Grumbling and cursing, the thugs backed away, leaving me to collapse face down in front of a growing crowd of scantily clad cocktail hostesses and red-faced Korean businessmen. Some of the men pointed and laughed, figuring this was part of the adventure of their night on the town. Still, no one was punching me or kicking me anymore, for which I felt inordinately grateful. Briefly, I wondered where Ming was and then I passed out.

“What the hell happened to you?” Ernie asked.

“What do you think happened?” I said.

“You head-butted a rhinoceros?”

“No. I finally decided to have a little plastic surgery.

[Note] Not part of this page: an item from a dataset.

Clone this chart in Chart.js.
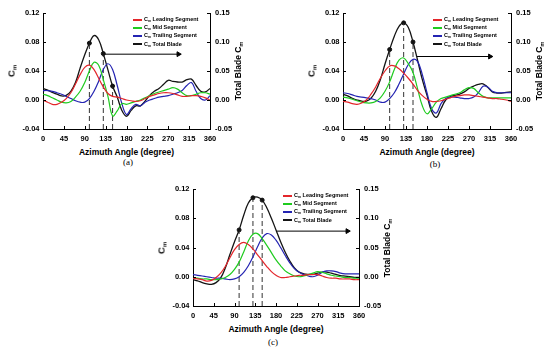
<!DOCTYPE html>
<html>
<head>
<meta charset="utf-8">
<script src="https://cdn.jsdelivr.net/npm/chart.js@4/dist/chart.umd.min.js"></script>
<style>
  body { margin: 0; width: 550px; height: 352px; background: #fff; position: relative; overflow: hidden;
         font-family: "Liberation Sans", Arial, sans-serif; font-weight: bold; color: #000; }
  canvas { position: absolute; }
  .t { position: absolute; white-space: nowrap; transform: translate(-50%, -50%); }
  .rot { transform: translate(-50%, -50%) rotate(-90deg); }
  sub { font-size: 0.62em; vertical-align: -0.3em; line-height: 0; }
  .cap { font-family: "Liberation Serif", "Times New Roman", serif; font-weight: normal; font-size: 9px; }
  .leg { position: absolute; font-size: 5.5px; }
  .leg div { height: 8.2px; line-height: 8.2px; white-space: nowrap; }
  .leg span.sw { display: inline-block; width: 9px; height: 2px; vertical-align: middle; margin-right: 2px; }
</style>
</head>
<body>
<script>
// azimuth angles (degree)
const angles = [0, 10, 20, 30, 40, 50, 60, 70, 80, 90, 100, 110, 120, 130, 140, 150, 160, 170, 180,
  190, 200, 210, 220, 230, 240, 250, 260, 270, 280, 290, 300, 310, 320, 330, 340, 350, 360];

const xTicks = [0, 45, 90, 135, 180, 225, 270, 315, 360];
const leftTicks = [-0.04, 0, 0.04, 0.08, 0.12];
const rightTicks = [-0.05, 0, 0.05, 0.10, 0.15];
const markAngles = [100, 130, 150];

// (a)
const redA = [0, -0.003, -0.006, -0.006, -0.003, 0.002, 0.010, 0.022, 0.035, 0.045, 0.048, 0.042, 0.030, 0.018, 0.009, 0.005, 0.004, 0.002, 0,
  -0.001, -0.002, -0.001, 0.002, 0.005, 0.007, 0.009, 0.010, 0.010, 0.009, 0.007, 0.005, 0.005, 0.006, 0.006, 0.005, 0.003, 0];
const greenA = [0.008, 0.006, 0.003, 0, -0.003, -0.004, -0.002, 0.004, 0.012, 0.024, 0.040, 0.052, 0.048, 0.028, 0.005, -0.022, -0.015, -0.005, -0.006,
  -0.004, -0.002, 0, 0.003, 0.006, 0.009, 0.011, 0.013, 0.015, 0.017, 0.015, 0.010, 0.006, 0.006, 0.008, 0.010, 0.010, 0.008];
const blueA = [0.013, 0.013, 0.012, 0.010, 0.008, 0.005, 0.002, -0.001, -0.003, -0.003, 0.002, 0.012, 0.026, 0.042, 0.050, 0.042, 0.020, -0.005, -0.020,
  -0.012, -0.006, -0.008, -0.003, 0, 0.002, 0.004, 0.005, 0.006, 0.008, 0.010, 0.013, 0.020, 0.024, 0.012, 0.002, 0, 0.006];
const totalA = [0.020, 0.017, 0.013, 0.010, 0.007, 0.008, 0.015, 0.030, 0.055, 0.078, 0.098, 0.111, 0.104, 0.080, 0.052, 0.024, 0.005, -0.018, -0.028,
  -0.018, -0.010, -0.010, -0.002, 0.008, 0.015, 0.020, 0.027, 0.034, 0.032, 0.031, 0.031, 0.035, 0.036, 0.025, 0.015, 0.014, 0.020];
const arrowXA = [130, 292];
const arrowYA = 0.079;

// (b)
const redB = [-0.002, -0.003, -0.005, -0.006, -0.004, 0, 0.008, 0.018, 0.030, 0.040, 0.047, 0.047, 0.043, 0.037, 0.030, 0.022, 0.013, 0.006, 0.001,
  -0.002, -0.002, -0.001, 0.001, 0.003, 0.005, 0.006, 0.007, 0.007, 0.006, 0.005, 0.004, 0.003, 0.002, 0.002, 0.001, 0, -0.002];
const greenB = [0.004, 0.003, 0.001, -0.001, -0.003, -0.004, -0.004, -0.002, 0.003, 0.012, 0.025, 0.042, 0.055, 0.058, 0.050, 0.038, 0.015, -0.008, -0.019,
  -0.012, -0.003, 0.002, 0.004, 0.006, 0.008, 0.010, 0.014, 0.017, 0.016, 0.010, 0.005, 0.003, 0.003, 0.003, 0.003, 0.003, 0.003];
const blueB = [0.010, 0.009, 0.007, 0.005, 0.004, 0.003, 0.002, 0, -0.003, -0.003, 0.002, 0.010, 0.022, 0.036, 0.049, 0.056, 0.053, 0.035, 0.010,
  -0.012, -0.018, -0.005, 0.002, 0.004, 0.004, 0.003, 0.002, 0.002, 0.004, 0.010, 0.019, 0.018, 0.012, 0.010, 0.010, 0.010, 0.010];
const totalB = [0.010, 0.007, 0.003, 0, -0.002, -0.002, 0.003, 0.015, 0.035, 0.062, 0.087, 0.110, 0.127, 0.133, 0.125, 0.100, 0.068, 0.035, 0.008,
  -0.020, -0.030, -0.015, 0, 0.006, 0.008, 0.010, 0.014, 0.020, 0.024, 0.027, 0.028, 0.022, 0.014, 0.012, 0.012, 0.013, 0.014];
const arrowXB = [158, 315];
const arrowYB = 0.075;

// (c)
const redC = [-0.002, -0.003, -0.004, -0.006, -0.005, -0.001, 0.005, 0.014, 0.026, 0.037, 0.044, 0.047, 0.044, 0.038, 0.030, 0.022, 0.014, 0.007, 0.002,
  -0.001, -0.001, 0, 0.001, 0.002, 0.002, 0.003, 0.003, 0.003, 0.001, -0.001, -0.002, -0.002, -0.003, -0.003, -0.003, -0.004, -0.004];
const greenC = [-0.002, -0.002, -0.003, -0.003, -0.004, -0.004, -0.003, -0.001, 0.003, 0.010, 0.020, 0.034, 0.049, 0.058, 0.059, 0.052, 0.043, 0.033, 0.023,
  0.015, 0.008, 0.004, 0.001, 0, 0.001, 0.003, 0.005, 0.007, 0.006, 0.004, 0.002, 0.001, 0, -0.001, -0.001, -0.002, -0.002];
const blueC = [0.003, 0.002, 0.001, 0, -0.001, -0.002, -0.002, -0.003, -0.004, -0.003, 0, 0.006, 0.015, 0.027, 0.041, 0.053, 0.059, 0.057, 0.050,
  0.040, 0.029, 0.019, 0.011, 0.006, 0.003, 0.001, 0, 0.002, 0.006, 0.008, 0.008, 0.007, 0.005, 0.004, 0.004, 0.004, 0.004];
const totalC = [-0.005, -0.007, -0.010, -0.012, -0.013, -0.010, -0.002, 0.015, 0.038, 0.060, 0.080, 0.105, 0.126, 0.135, 0.136, 0.131, 0.118, 0.100, 0.080,
  0.060, 0.042, 0.027, 0.015, 0.008, 0.005, 0.004, 0.004, 0.006, 0.008, 0.008, 0.006, 0.004, 0.002, 0.001, 0, -0.001, -0.001];
const arrowXC = [181, 335];
const arrowYC = 0.078;

const legendNames = ['Leading Segment', 'Mid Segment', 'Trailing Segment', 'Total Blade'];
const colors = ['#e3262b', '#1fcb1f', '#2424b2', '#141414'];

const panels = [
  { plot: { x: 43, y: 13, w: 167, h: 116 }, cap: '(a)', capPos: [128, 162], series: [redA, greenA, blueA, totalA], arrowX: arrowXA, arrowY: arrowYA },
  { plot: { x: 343, y: 13, w: 168, h: 116 }, cap: '(b)', capPos: [435, 164], series: [redB, greenB, blueB, totalB], arrowX: arrowXB, arrowY: arrowYB },
  { plot: { x: 193, y: 189, w: 166, h: 117 }, cap: '(c)', capPos: [273, 342], series: [redC, greenC, blueC, totalC], arrowX: arrowXC, arrowY: arrowYC }
];

// small inward tick marks on the three axes
const innerTicks = {
  id: 'innerTicks',
  afterDraw(chart) {
    const { ctx, chartArea: a, scales } = chart;
    ctx.save();
    ctx.strokeStyle = '#000';
    ctx.lineWidth = 1;
    ctx.beginPath();
    scales.x.ticks.forEach(t => {
      const px = Math.round(scales.x.getPixelForValue(t.value)) + 0.5;
      ctx.moveTo(px, a.bottom); ctx.lineTo(px, a.bottom - 3);
    });
    scales.y.ticks.forEach(t => {
      const py = Math.round(scales.y.getPixelForValue(t.value)) + 0.5;
      ctx.moveTo(a.left, py); ctx.lineTo(a.left + 3, py);
    });
    scales.y2.ticks.forEach(t => {
      const py = Math.round(scales.y2.getPixelForValue(t.value)) + 0.5;
      ctx.moveTo(a.right, py); ctx.lineTo(a.right - 3, py);
    });
    ctx.stroke();
    ctx.restore();
  }
};

function addText(html, x, y, cls, size) {
  const d = document.createElement('div');
  d.className = cls;
  d.innerHTML = html;
  d.style.left = x + 'px';
  d.style.top = y + 'px';
  if (size) d.style.fontSize = size + 'px';
  document.body.appendChild(d);
}

function pts(arr) {
  return arr.map((v, i) => ({ x: angles[i], y: v }));
}

function makePanel(p) {
  const { x, y, w, h } = p.plot;
  const cv = document.createElement('canvas');
  const W = w + 75, H = h + 30;
  cv.width = W; cv.height = H;
  cv.style.left = (x - 40) + 'px';
  cv.style.top = (y - 13) + 'px';
  document.body.appendChild(cv);

  const total = p.series[3];
  const dashPts = [];
  markAngles.forEach(a => {
    dashPts.push({ x: a, y: -0.05 }, { x: a, y: total[angles.indexOf(a)] }, { x: a, y: null });
  });
  const markPts = markAngles.map(a => ({ x: a, y: total[angles.indexOf(a)] }));

  const datasets = p.series.map((s, i) => ({
    data: pts(s),
    borderColor: colors[i],
    borderWidth: i === 3 ? 1.3 : 1.2,
    pointRadius: 0,
    tension: 0.4,
    yAxisID: i === 3 ? 'y2' : 'y'
  }));
  datasets.push({
    data: dashPts, borderColor: '#333', borderWidth: 1, borderDash: [5, 3],
    pointRadius: 0, tension: 0, spanGaps: false, yAxisID: 'y2'
  });
  datasets.push({
    data: markPts, showLine: false, pointRadius: 2, pointBackgroundColor: '#111',
    pointBorderColor: '#111', yAxisID: 'y2'
  });
  datasets.push({
    data: [{ x: p.arrowX[0], y: p.arrowY }, { x: p.arrowX[1], y: p.arrowY }],
    borderColor: '#000', borderWidth: 1, tension: 0, yAxisID: 'y2',
    pointRadius: [0, 2.8], pointStyle: 'triangle', pointRotation: 90,
    pointBackgroundColor: '#000', pointBorderColor: '#000', clip: false
  });

  const tickFont = { family: 'Liberation Sans', weight: 'bold', size: 7.5 };
  new Chart(cv, {
    type: 'line',
    data: { datasets },
    options: {
      responsive: false,
      animation: false,
      events: [],
      layout: { padding: { left: 10, right: 5, top: 13, bottom: 0 } },
      plugins: { legend: { display: false }, tooltip: { enabled: false } },
      scales: {
        x: {
          type: 'linear', min: 0, max: 360,
          grid: { display: false, drawTicks: false },
          border: { display: true, color: '#000', width: 1 },
          ticks: { font: tickFont, color: '#000', padding: 5, maxRotation: 0, autoSkip: false },
          afterBuildTicks: s => { s.ticks = xTicks.map(v => ({ value: v })); },
          afterFit: s => { s.height = 17; }
        },
        y: {
          position: 'left', min: -0.04, max: 0.12,
          grid: { display: false, drawTicks: false },
          border: { display: true, color: '#000', width: 1 },
          ticks: { font: tickFont, color: '#000', padding: 3.5, callback: v => v.toFixed(2) },
          afterBuildTicks: s => { s.ticks = leftTicks.map(v => ({ value: v })); },
          afterFit: s => { s.width = 30; }
        },
        y2: {
          position: 'right', min: -0.05, max: 0.15,
          grid: { display: false, drawTicks: false },
          border: { display: true, color: '#000', width: 1 },
          ticks: { font: tickFont, color: '#000', padding: 5, callback: v => v.toFixed(2) },
          afterBuildTicks: s => { s.ticks = rightTicks.map(v => ({ value: v })); },
          afterFit: s => { s.width = 30; }
        }
      }
    },
    plugins: [innerTicks]
  });

  // axis titles, caption and legend
  addText('C<sub>m</sub>', x - 32, y + h / 2, 't rot', 9.5);
  addText('Total Blade C<sub>m</sub>', x + w + 28, y + h / 2, 't rot', 8.5);
  addText('Azimuth Angle (degree)', x + w / 2, y + h + 23, 't', 8.5);
  addText(p.cap, p.capPos[0], p.capPos[1], 't cap');

  const leg = document.createElement('div');
  leg.className = 'leg';
  leg.style.left = (x + 90) + 'px';
  leg.style.top = (y + 2) + 'px';
  legendNames.forEach((n, i) => {
    const row = document.createElement('div');
    row.innerHTML = '<span class="sw" style="background:' + colors[i] + '"></span>C<sub>m</sub> ' + n;
    leg.appendChild(row);
  });
  document.body.appendChild(leg);
}

panels.forEach(makePanel);
</script>
</body>
</html>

Alter my nose; tighten the wrinkles around my eyes.”

“You look divine,
dahling
,” Ernie said.

I lay in an elevated bed at the 121st Evacuation Hospital. Earlier this morning when I roused myself from a pain-killer-induced haze, I took inventory of my body parts. Everything seemed to be working, although everything hurt. The nurse told me I’d been shot full of antibiotics, and I’d received almost a dozen stitches in various parts of my body. They’d been monitoring for internal bleeding, but so far there didn’t appear to be any.

“Can I leave now?” I asked.

“Not until the doctor says it’s okay.”

“When will that be?”

“Morning rounds,” she said primly and walked out.

I returned my attention to Ernie. “Where’s Ming?”

“Who?” Ernie said.

“The Chinese guy I went to Mia-ri with. What happened to him?”

Ernie looked puzzled. “According to the KNP report, they found you alone, face down on the main drag of Mia-ri, passed out. At first they thought you were just drunk and then they saw the blood.”

“Nice of them to be so observant.”

“They called the MPs, who called an ambulance, and they carted you back here.”

I sat up. “What time is it?”

“Zero nine hundred,” Ernie said.

“How long have I been here?”

“Since just after curfew.”

“That long? And what took you so long to get here?”

“Nobody told me about it until I walked into the office this morning.”

Normally, the MPs would’ve found Ernie whether he was in the barracks or out in the ville to tell him his partner was in the hospital. Apparently they were still pissed about Dexter being locked up.

I tossed the sheet back and started to slide out of bed.

“What do you think you’re doing?”

“We gotta talk to Strange.”

“Strange? What’d they knock your pervert screw loose?”

“No. Last night, I learned about a file, a secret file containing claims against Eighth Army that have been suppressed, claims that were never processed.”

“Wait a minute.” Ernie placed his hand on my shoulder. “You better stay put. Let me talk to the doctor.”

“To hell with the doctor.”

The morning rounds in a big over-crowded military hospital could take hours. I stood up, the soles of my feet cold on the tile floor. I stepped toward the open closet where I saw my clothes hanging, and when I was about halfway to my destination, an earthquake must’ve hit. The floor rolled, and I remember thinking
this was strange because Korea doesn’t have many earthquakes and then the room grew dim, and the lights popped out, and the next thing I knew I was diving through the eternal ether. Everything was dark. Very dark.

Strange sat with both elbows on a Formica covered table in the 8th Army snack bar. A black plastic holder with an unlit cigarette dangled between his thin lips. Cruelly bloodshot red orbs bulged behind his green-tinted shades.

“Had any strange lately?” he asked.

“Can it, Strange,” Ernie told him. “We’re here on important business.”

“The name’s Harvey.”

“Okay, Harvey. You heard my partner’s question. Now answer it.”

The doctor at the 121 had held me a couple more hours for observation, but in the end he decided I had not received a serious concussion and had probably only been dizzy because of blood loss. He told me to take it easy for the next few days, to drink a lot of fluids, and to refrain from heavy lifting. If I experienced any pain aspirin couldn’t help, I was to report immediately to sick call.

“They need the bed,” Ernie told me as we walked out of the hospital.

Military doctors aren’t worried about being sued, and they figure most of us healthy young GIs are about as rugged as plastic soldiers anyway. We take a beating and keep on ticking. I was stiff and sore but otherwise functioning.